HMRC assessed B as liable to capital gains tax in respect of properties sold in the year ending 5 April 2001 pursuant to s2 of the Taxation of Chargeable Gains Act 1992. B owned three properties in his sole name, two of which were sold in the tax year ending 5 April 2001. B claimed not to be liable as he was not resident in the UK in that tax year. B lived and worked in the UK from 1980. He married in 1989. He became a self-employed consultant in 1995. In 1998 B and his wife separated and by July 1999 they were divorced. B continued to live at the matrimonial home in Hertfordshire. He purchased a property in Provence in October 1999 and claimed at that point that it was his intention to move permanently from the UK. A sale of the matrimonial home was agreed, subject to contract, but this did not proceed. B’s possessions remained there until 25 May 2001 and on 1 June 2001 the property was let. In August 2000 B purchased a property to enable him to stay near his children, but the contact arrangements did not work out and this property was subsequently sold. In his tax returns for 1999/2000 and 2000/2001 B did not claim to be non-resident. This claim was not made until September 2005. B was unknown to the French tax authorities. B claimed that this was because he had soon formed the intention to leave France and move to Spain.

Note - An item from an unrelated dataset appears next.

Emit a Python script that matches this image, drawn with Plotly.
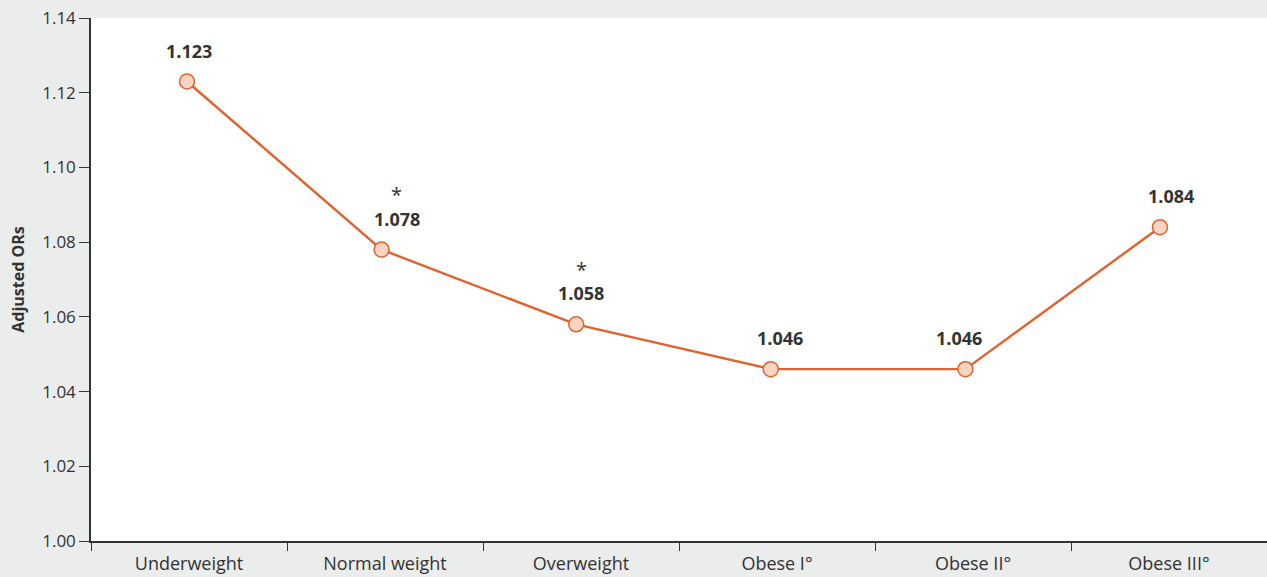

Held (dismissing B’s appeal)
- (1) Residence is not defined and is determined by the facts of each case in light of the principles established by the case law, Commissioners of Inland Revenue v Zorab (1926) 11 TC 289 applied.
- (2) Evidence of intention is required to support a claim for non-residence status. No particular period of absence or presence in the UK is prescribed but the actual residency and the regularity and frequency of return visits are facts to be taken into account together with family and business ties. The availability of living accommodation in the UK is a factor (but is not decisive) as is the fact that that an individual has a home elsewhere, Levine v IRC (1928) applied. In order to be non-resident a person must not only have loosened his ties with the UK, and have a settled intention in that regard, but also to have closer connections with his new country of residence; Goodwin v Curtis applied.
- (3) Although it is not essential to show a distinct break, it will be difficult to show that UK residence has been lost unless a clear and definite change in the taxpayer’s pattern of life has occurred in the process of leaving the UK.
- (4) B made a decision to leave the UK for France in or around October 1999. He found a property the purchase of which was completed on 12 April 2000. He made arrangements to sell or let the properties he owned in the UK. B was making preparations to physically leave the UK by 5 April 2000. He was in the UK for 19 days in 2000/01, 27 days in 2001/02, 41 days in 2003/2004 and 36 days in 2004/2005. His address for post-2000 tax returns was the former matrimonial home, as it was for his passport and his bank account in France. B did not declare that his French property was his principal private residence. No non-residence claim was made in his self-assessment tax returns. He was unknown to the French revenue authorities. B had no contract of employment in France and his presence there appeared to have been transitory with no expectation of continuity.
- (5) The period in France was a period of transition that lasted for at least part of the tax year 2000/2001 during which time B remained resident in the UK. He was therefore liable to a charge to capital gains tax in respect of the disposal of the properties sold in that tax year.